A few things:

  • Zell to use Trib’s smaller papers as “a petri dish of innovation”. Sam Zell, once seen as a potential bogeyman, continues to make sense. As well as using smaller newspapers as incubators for new ideas, he has this to say: “… newspapers that adapt and take a position that create a future for them will survive, and those that keep operating under the old thesis that ‘Well, this is the way we always did it’ aren’t going to survive.”
  • Zell’s got it backward. …or maybe he doesn’t. Steve Outing thinks he’s got it backwards and the boldness and experimentation needs to come from the chain’s big newspapers, where the resources are. Relying on innovation to bubble up from the bottom will take too long, he writes.

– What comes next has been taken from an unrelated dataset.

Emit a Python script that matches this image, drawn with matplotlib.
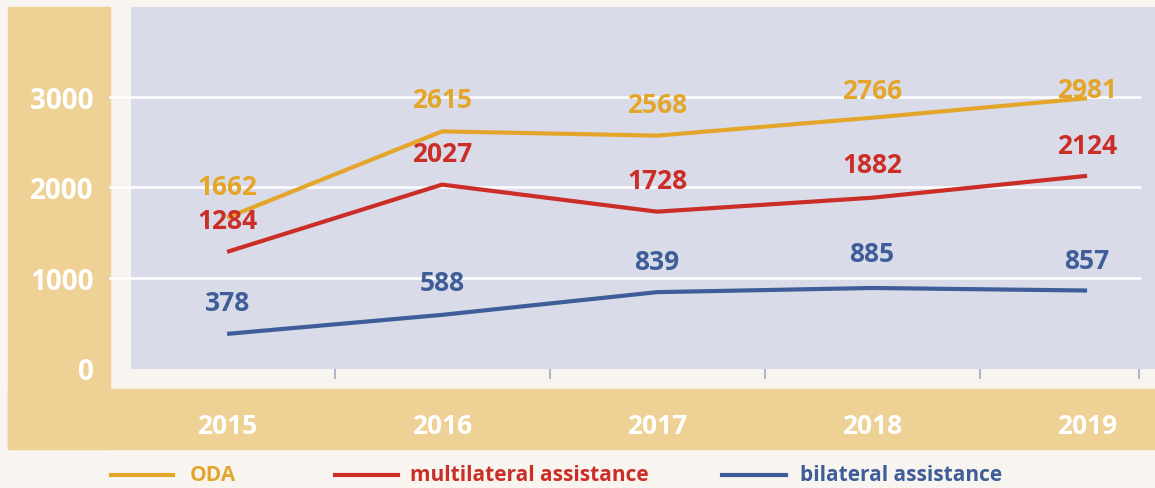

  • The media’s uneasy relationship with the public revealed. A British study on the uneasy relationship between media and community. Alfred Hermida hits the highlights and provides some context.
  • Digitial Edge Award winners announced. Am I getting jaded or do all the names of the winning newspapers seem to be same old-same old? I’m not denigrating their work, some of which is outstanding, but surely there are others out there who are also on the digital edge.
  • Browsers spend three hours plus on videos. Which is why newspapers are jumping all over the things and which, I think, is why newspapers have to make a serious commitment to good video storytelling — not just getting moving pictures online —, given that there are plenty of others out there also after all those eyeballs.